Actually, there’s no reason why all three of those intentions can’t have been emphasized—and, at the same time, have given priority to a design that was in keeping with the intentions of the WWI camouflage artists. The designs that they produced were not arbitrary confusions, not radical juxtapositions of bits. They were certainly accused of that, but as was explained at the time by American ship camoufleur Everett Longley Warner

…it was precisely when our work was most firmly grounded on the book of Euclid that the uninitiated were the most positive that the ships were being painted haphazard by a group of crazy cubists.

Of the recent centenary ships, the most successful one (I think) was designed by Ciara Phillips, titled Every Woman Dazzle Ship, for the Edinburgh Art Festival (EAF) and 14-18 NOW. There’s an online time lapse video of the painting process, and a brief but informative interview with the artist. By the way, it was of particular interest to learn that one of Phillips’ primary influences was the work of American printmaker and social activist Corita Kent, a favorite artist of ours as well.

Wednesday, April 26, 2017

Mirrored Camouflage Listening Posts in WWI

An apparent problem during World War I was that of trying to conceal an eavesdropper within listening distance of the enemy's position. As we've shown in earlier posts, this was sometimes accomplished by constructing (probably using papier mâché) the convincing likeness of a rotting horse carcass. Hollowed out and equipped with peepholes, it was of sufficient size that a soldier could secretly listen during the day, then return to his unit in darkness.

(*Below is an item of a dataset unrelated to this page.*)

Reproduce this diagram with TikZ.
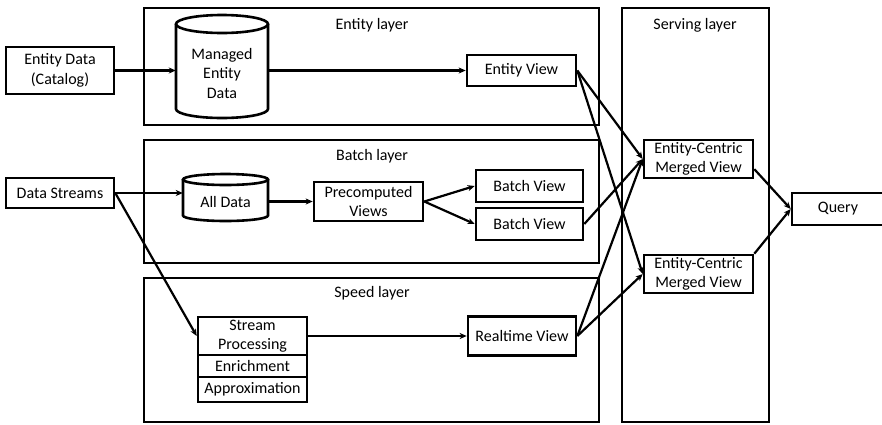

It is impossible to know how often (if at all) "ye olde dead horse deception" was actually used on the battlefield. The only photographs we've seen were made as demonstrations at camouflage training camps, and distributed to various American news services, for amusing wartime anecdotes. If the method were actually used on the battlefield, it would not be wise to reveal it to the public.

Other devices were also employed, or at least they were tested at camouflage training camps. Reproduced above, for example, is a US Army photograph of three soldiers who were testing a curious listening device that consists of a mirrored sheet mounted on a wooden frame (tilted forward slightly). The irregularly-shaped leafy edge is an attempt to make it fit in better within a natural setting. Because the panel front is mirrored, a distant observer would see a reflected image of the terrain, but not the soldier behind it. It may seem like a brilliant idea, but it can't have been very effective. In this photograph, the three soldiers are positioned so closely together that their own bodies would be partly visible in the mirror of the person behind them.

The National Archives and Records Administration online documentation of this (NARA 55162019 and 55162023) includes an additional photograph (as in before-and-after views). In that image (shown below), we see the enemy's point of view (more or less) and—voila!—there is not a trace of the hidden listeners (well, almost).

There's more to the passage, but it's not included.